Nonbanks also make smaller loans that can be troublesome. Apollo Commercial Real Estate Finance Inc., managed by an indirect subsidiary of Apollo Global Management LLC, last quarter recorded a $15 million loan-loss provision tied to a mortgage on apartments, rental homes and land in Williston, North Dakota, the epicenter of Bakken shale drilling. Rents for apartments in the area have plunged after a slide in crude oil prices.

Though the $58 million loan made on the property, which is owned by private equity firm KKR & Co., hasn’t gone into default, the cash reserve isn’t expected to last through the end of 2016, Stuart Rothstein, CEO of Apollo Commercial Real Estate, told investors during a conference call in July.

Charles Zehren, an Apollo spokesman, wouldn’t comment.

Starwood Property sees an advantage in its ability to underwrite large loans individual banks can’t match, said Chief Operating Officer Andrew Sossen. In 2013, Related Cos. was weighing a loan from a collection of banks for its Hudson Yards development in New York before it got $475 million in debt financing from the REIT to start construction of the first tower.

“A borrower finds it much easier to transact with a single lender versus having to negotiate with multiple banks,” Sossen said.

Manhattan Payoff

Betting on Related and their partners turned out to be a worthwhile gamble. The debt on 10 Hudson Yards was paid off last month when Related and its partners recapitalized the property, which is now fully leased. The financing, underwritten before the foundation was poured, carried an interest rate of about 8 percent.

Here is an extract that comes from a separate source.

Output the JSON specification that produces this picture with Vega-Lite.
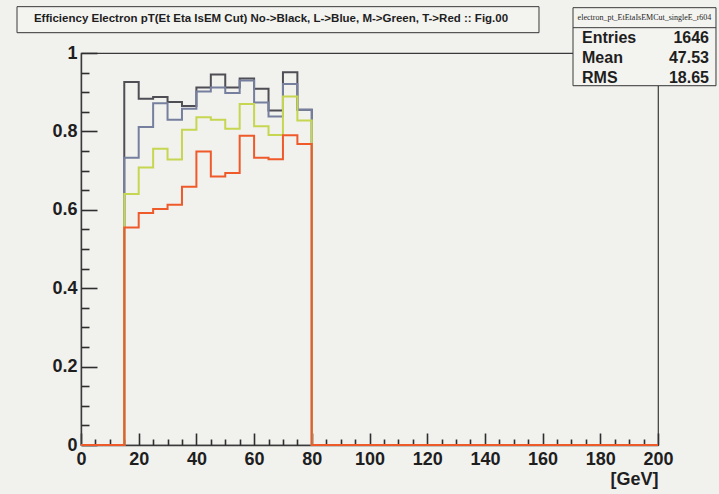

Starwood’s outlook is cautious on certain property types and areas of the country, according to Dennis Schuh, head of originations. It turns down multiple condo projects every week, though it doesn’t rule anything out, he said.

Nonbank lenders “trust their own instincts,” said JMP’s Delaney.

“Blackstone is the largest owner of real estate in the world,” he said. “They don’t need regulators and the Fed to tell them what the state of the real estate market is.”